Gluten free pasta is about 2x the price for 2 less servings, but it still isn’t that expensive in the long run. It also has a good flavor. I find that the varieties with corn and rice flour are more like wheat pasta in texture and taste over rice flour-only pasta. If you have a family member who is sensitive to gluten, you could buy both GF and wheat and cook them separately. I wouldn’t recommend this in a household with a member who is allergic to gluten or wheat.
- Another inexpensive and healthy base ingredient is potatoes. At our local store, we can get 5 lbs of Russet potatoes for about $3.50. That’s a lot of potatoes, but they last fairly well in the darkness of our pantry. Some easy ways to cook potatoes are baked, mashed, fried, baked fries, and casseroles. They make a great addition to soups as well. Another favorite potato of mine is the baby red potato. I find I can stretch a bag fairly well over several meals. They are great for roasted herb potato side dishes, and since you don’t have to peel them, they are easy to prepare.
- Don’t forget your veggies! While some vegetables are expensive, inexpensive and very healthy ones exist.
For instance, sweet potatoes are packed with nutrition and pretty cheap. My favorite way to enjoy them is to clean them, rub them down with oil (which helps them release their skins), wrap them in aluminum foil, and bake them at 425 degrees F for about 1 hour and 15 minutes. By then, they are tender, sweet, and delicious! I just add a little butter and salt. No need for marshmallows or brown sugar!
Another tip for veggies is to buy them in season. If they are expensive right now, try looking for the frozen ones (if you are going to cook them). They are just as healthy and, as they are frozen, will keep longer if you don’t need the whole amount that week. Frozen veggies are also reasonably priced. My staples are frozen corn, peas, peas and carrots, and broccoli. They make great additions to just about anything.
Some fresh veggies that are versatile and inexpensive year-round are carrots, onions, potatoes, and whole white mushrooms (aka fungus).
Kale makes a good and not-soggy addition to soups. It isn’t too expensive either and stays a bit crispy, which we like.
I’ve also found that small sweet peppers are often cheaper than bell peppers if I can substitute then. My grocery has them in a hefty bag for about the same price as a couple of bells.
- Buy fruits when they are in season. If you pay attention to prices, you’ll notice that some fruits are more expensive at certain times of year than at others.
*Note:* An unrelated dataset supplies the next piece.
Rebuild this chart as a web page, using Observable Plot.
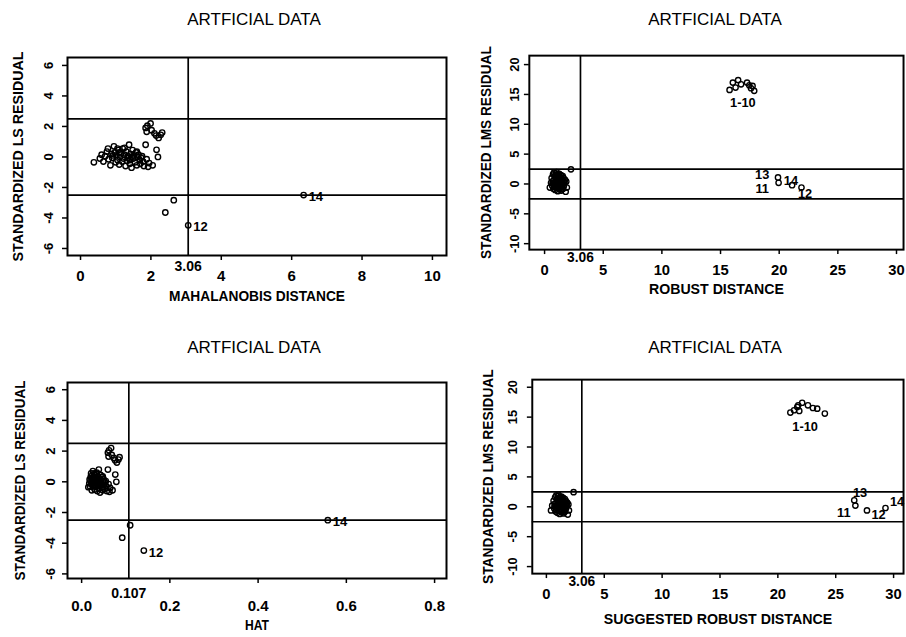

In winter, your best bets are apples and oranges. In the summer, the prices of peaches, apricots, strawberries, grapes, other berries, plums, and melons drop a little. I can’t help you with bananas as I can’t stand them, but I think they are always a good buy as well. Canned fruits in their own juice (with no added sugar) are also healthy and normally a good buy. Frozen fruits (or frozen by you) can also be good options. Frozen blueberries are particularly good in pancakes.
- Choose inexpensive breakfast foods. Oatmeal is a fantastic dollar-stretcher because it is inexpensive and comes in large containers. You can also use the oats to make cookies or muffins. I buy the quick-cooking kind and have had no trouble using them in recipes. Granola bars are also not bad on a budget for warmer days and on-the-go breakfasts. Just be sure to but ones that are not loaded down with sugar. You can also make your own. Note: My husband does not eat breakfast except on weekends. He just can’t handle it that early.
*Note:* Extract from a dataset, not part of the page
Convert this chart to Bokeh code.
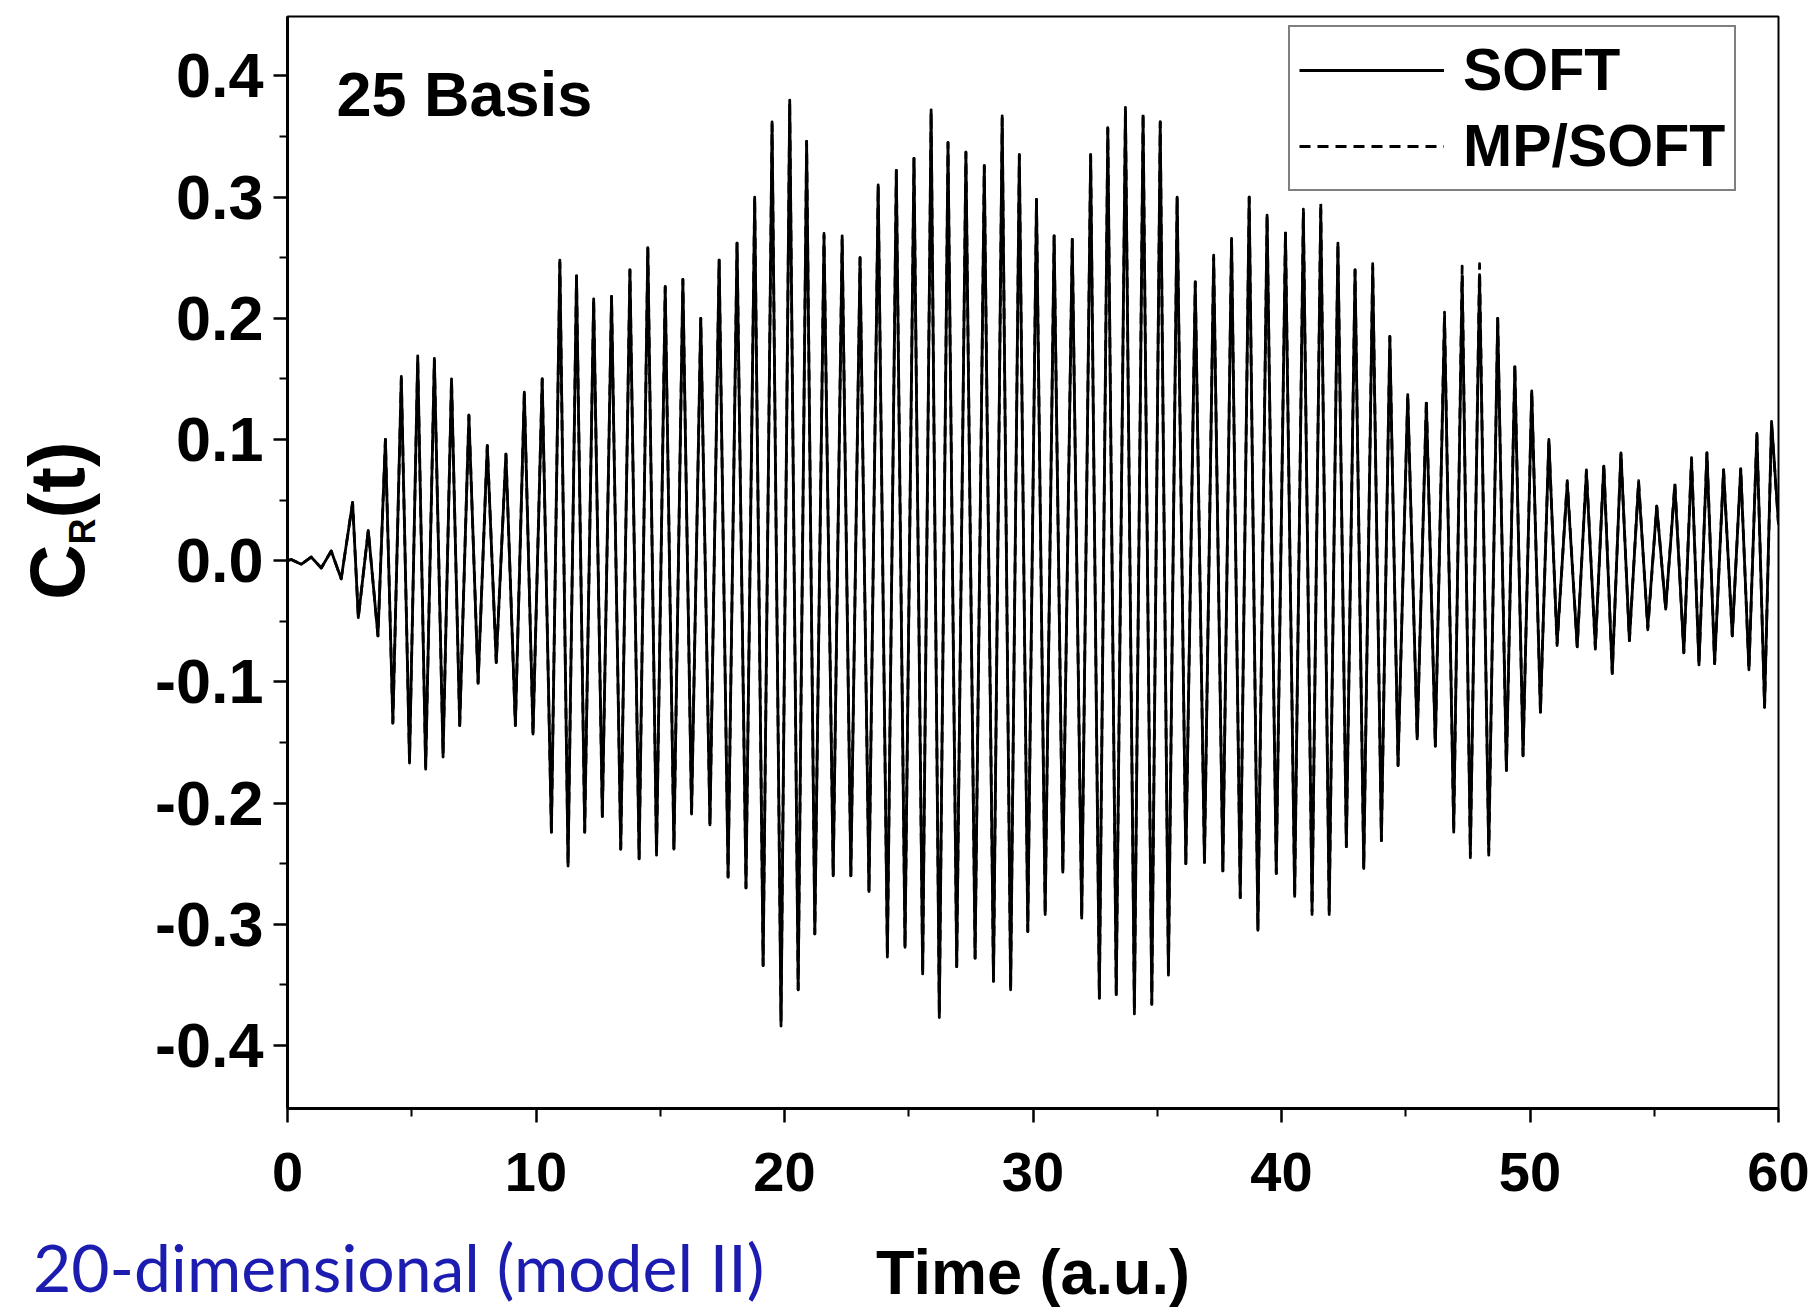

- Grow a small garden if you can. Although our garden this year did not dramatically reduce our grocery budget, it was fun growing veggies to add to our meals. This year we grew squash, cucumbers, bell peppers, jalapeno peppers, habanero peppers (hubby likes spicy foods), and watermelon. A friend of ours happily received a bunch of our surplus squash and cucumbers. For some, this seriously helps out with their budgets, so it’s worth a try. Herbs and tomatoes can also be grown in pots and brought indoors in the winter. Herbs make good indoor plants as well.
- Be creative! Recipes are great, and I love searching my cookbooks and the internet for new recipes. However, I often find that one recipe will end up maxing out my budget. One way I handle this is to substitute some of the ingredients with cheaper versions or with foods I plan on buying (or already have) and will have a surplus of anyway, such as sweet onions for green onions. I sometimes substitute the type of meat, the vegetables, or the starch ingredients. (I don’t buy green onions because I find them unnecessary. I also don’t buy celery because neither of us care much for it. I just leave it out of all the soups that call for it. It’s okay to leave out or add ingredients.)
- Step out of your comfort zone. Most of us grew up eating a set group of meals. Here in the Southern U.S., many people were raised on meals consisting of a sizable portion of meat, at least 3 vegetables (mac and cheese counts as a vegetable), and a roll or cornbread. This is generally a healthy-style meal for a hard-working man just coming in from the fields. When I go to a “meat and three,” I can’t eat half of what’s on my plate. Anyways, the point is, back then that was inexpensive because most of the food (including the meat) was grown on the farm. Nowadays, it can get pricey. Instead of always sticking to what you are used to, try to branch out and find new cuisines. I often find many Asian and Mexican dishes to be budget-friendly. Also, there’s always pasta from Italy!
- Don’t buy tons of snacks and prepackaged goodies. They are expensive and often do not add any nutrition to your diet. It’s best to keep more nutritional snacks, like almonds and fruit, rather than cookies and chips. I also like to make our meals filling enough that we aren’t constantly searching for snacks. I make all of our cakes, cupcakes, and cookies from scratch when we want or need them. However, sometimes it’s okay to splurge on a bag of corn chips with their salty goodness!
- Cut out desserts (some). You don’t have to have a dessert after every meal. Trust me! If sweets are making you go over budget, cut back on them. It may also be cheaper to make your own. Another alternative is to enjoy a piece of fresh fruit or a square of dark chocolate from time to time. I don’t have a heavy sweet tooth, so this isn’t too hard for me. I do love good dark chocolate though! Yum!